Write out the full listing again, exactly as it stands.
——
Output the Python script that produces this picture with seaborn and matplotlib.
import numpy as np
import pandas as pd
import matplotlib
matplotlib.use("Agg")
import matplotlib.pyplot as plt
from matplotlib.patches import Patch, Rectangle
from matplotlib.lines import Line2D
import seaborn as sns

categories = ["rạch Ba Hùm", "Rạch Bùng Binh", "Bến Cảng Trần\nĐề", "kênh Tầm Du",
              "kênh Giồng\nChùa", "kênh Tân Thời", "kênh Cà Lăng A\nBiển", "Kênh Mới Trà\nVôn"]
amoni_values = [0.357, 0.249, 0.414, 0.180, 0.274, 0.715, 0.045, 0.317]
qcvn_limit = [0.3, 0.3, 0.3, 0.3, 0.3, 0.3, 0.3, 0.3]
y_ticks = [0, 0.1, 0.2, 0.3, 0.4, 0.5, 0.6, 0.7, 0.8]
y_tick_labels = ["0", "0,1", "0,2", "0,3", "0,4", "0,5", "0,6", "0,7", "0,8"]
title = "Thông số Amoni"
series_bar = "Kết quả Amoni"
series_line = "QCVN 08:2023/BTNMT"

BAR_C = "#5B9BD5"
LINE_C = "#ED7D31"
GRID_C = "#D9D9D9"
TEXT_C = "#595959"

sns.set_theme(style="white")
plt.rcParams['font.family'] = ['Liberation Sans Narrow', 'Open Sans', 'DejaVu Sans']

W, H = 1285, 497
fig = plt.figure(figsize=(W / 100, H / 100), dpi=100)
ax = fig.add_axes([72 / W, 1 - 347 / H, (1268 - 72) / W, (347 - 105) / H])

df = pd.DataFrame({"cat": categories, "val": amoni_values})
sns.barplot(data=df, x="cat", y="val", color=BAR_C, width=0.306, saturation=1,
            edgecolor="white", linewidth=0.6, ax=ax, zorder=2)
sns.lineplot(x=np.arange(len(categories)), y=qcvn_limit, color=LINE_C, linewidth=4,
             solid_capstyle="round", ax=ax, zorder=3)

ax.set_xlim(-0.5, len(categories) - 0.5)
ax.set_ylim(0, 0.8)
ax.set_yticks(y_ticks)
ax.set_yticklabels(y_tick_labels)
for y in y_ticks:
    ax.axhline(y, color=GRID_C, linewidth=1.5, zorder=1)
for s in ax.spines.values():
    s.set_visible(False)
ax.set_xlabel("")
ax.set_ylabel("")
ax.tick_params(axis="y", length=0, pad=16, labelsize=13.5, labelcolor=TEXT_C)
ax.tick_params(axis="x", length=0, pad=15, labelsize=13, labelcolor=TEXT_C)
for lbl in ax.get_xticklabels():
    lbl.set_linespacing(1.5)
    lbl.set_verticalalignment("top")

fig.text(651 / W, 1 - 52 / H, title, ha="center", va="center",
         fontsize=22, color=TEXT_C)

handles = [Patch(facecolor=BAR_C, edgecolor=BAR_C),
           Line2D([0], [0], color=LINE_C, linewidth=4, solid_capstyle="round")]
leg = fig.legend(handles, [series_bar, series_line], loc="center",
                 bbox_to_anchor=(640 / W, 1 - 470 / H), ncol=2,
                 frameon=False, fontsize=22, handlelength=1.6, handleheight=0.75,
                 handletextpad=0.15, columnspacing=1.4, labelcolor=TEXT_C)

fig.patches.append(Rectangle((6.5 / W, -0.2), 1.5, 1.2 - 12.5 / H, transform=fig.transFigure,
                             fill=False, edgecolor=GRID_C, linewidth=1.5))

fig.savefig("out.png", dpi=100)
——
◆ FINISHED EXERCISE
Output the Python script that produces this picture with seaborn and matplotlib.
import numpy as np
import pandas as pd
import matplotlib
matplotlib.use("Agg")
import matplotlib.pyplot as plt
from matplotlib.patches import Patch, Rectangle
from matplotlib.lines import Line2D
import seaborn as sns

categories = ["rạch Ba Hùm", "Rạch Bùng Binh", "Bến Cảng Trần\nĐề", "kênh Tầm Du",
              "kênh Giồng\nChùa", "kênh Tân Thời", "kênh Cà Lăng A\nBiển", "Kênh Mới Trà\nVôn"]
amoni_values = [0.357, 0.249, 0.414, 0.180, 0.274, 0.715, 0.045, 0.317]
qcvn_limit = [0.3, 0.3, 0.3, 0.3, 0.3, 0.3, 0.3, 0.3]
y_ticks = [0, 0.1, 0.2, 0.3, 0.4, 0.5, 0.6, 0.7, 0.8]
y_tick_labels = ["0", "0,1", "0,2", "0,3", "0,4", "0,5", "0,6", "0,7", "0,8"]
title = "Thông số Amoni"
series_bar = "Kết quả Amoni"
series_line = "QCVN 08:2023/BTNMT"

BAR_C = "#5B9BD5"
LINE_C = "#ED7D31"
GRID_C = "#D9D9D9"
TEXT_C = "#595959"

sns.set_theme(style="white")
plt.rcParams['font.family'] = ['Liberation Sans Narrow', 'Open Sans', 'DejaVu Sans']

W, H = 1285, 497
fig = plt.figure(figsize=(W / 100, H / 100), dpi=100)
ax = fig.add_axes([72 / W, 1 - 347 / H, (1268 - 72) / W, (347 - 105) / H])

df = pd.DataFrame({"cat": categories, "val": amoni_values})
sns.barplot(data=df, x="cat", y="val", color=BAR_C, width=0.306, saturation=1,
            edgecolor="white", linewidth=0.6, ax=ax, zorder=2)
sns.lineplot(x=np.arange(len(categories)), y=qcvn_limit, color=LINE_C, linewidth=4,
             solid_capstyle="round", ax=ax, zorder=3)

ax.set_xlim(-0.5, len(categories) - 0.5)
ax.set_ylim(0, 0.8)
ax.set_yticks(y_ticks)
ax.set_yticklabels(y_tick_labels)
for y in y_ticks:
    ax.axhline(y, color=GRID_C, linewidth=1.5, zorder=1)
for s in ax.spines.values():
    s.set_visible(False)
ax.set_xlabel("")
ax.set_ylabel("")
ax.tick_params(axis="y", length=0, pad=16, labelsize=13.5, labelcolor=TEXT_C)
ax.tick_params(axis="x", length=0, pad=15, labelsize=13, labelcolor=TEXT_C)
for lbl in ax.get_xticklabels():
    lbl.set_linespacing(1.5)
    lbl.set_verticalalignment("top")

fig.text(651 / W, 1 - 52 / H, title, ha="center", va="center",
         fontsize=22, color=TEXT_C)

handles = [Patch(facecolor=BAR_C, edgecolor=BAR_C),
           Line2D([0], [0], color=LINE_C, linewidth=4, solid_capstyle="round")]
leg = fig.legend(handles, [series_bar, series_line], loc="center",
                 bbox_to_anchor=(640 / W, 1 - 470 / H), ncol=2,
                 frameon=False, fontsize=22, handlelength=1.6, handleheight=0.75,
                 handletextpad=0.15, columnspacing=1.4, labelcolor=TEXT_C)

fig.patches.append(Rectangle((6.5 / W, -0.2), 1.5, 1.2 - 12.5 / H, transform=fig.transFigure,
                             fill=False, edgecolor=GRID_C, linewidth=1.5))

fig.savefig("out.png", dpi=100)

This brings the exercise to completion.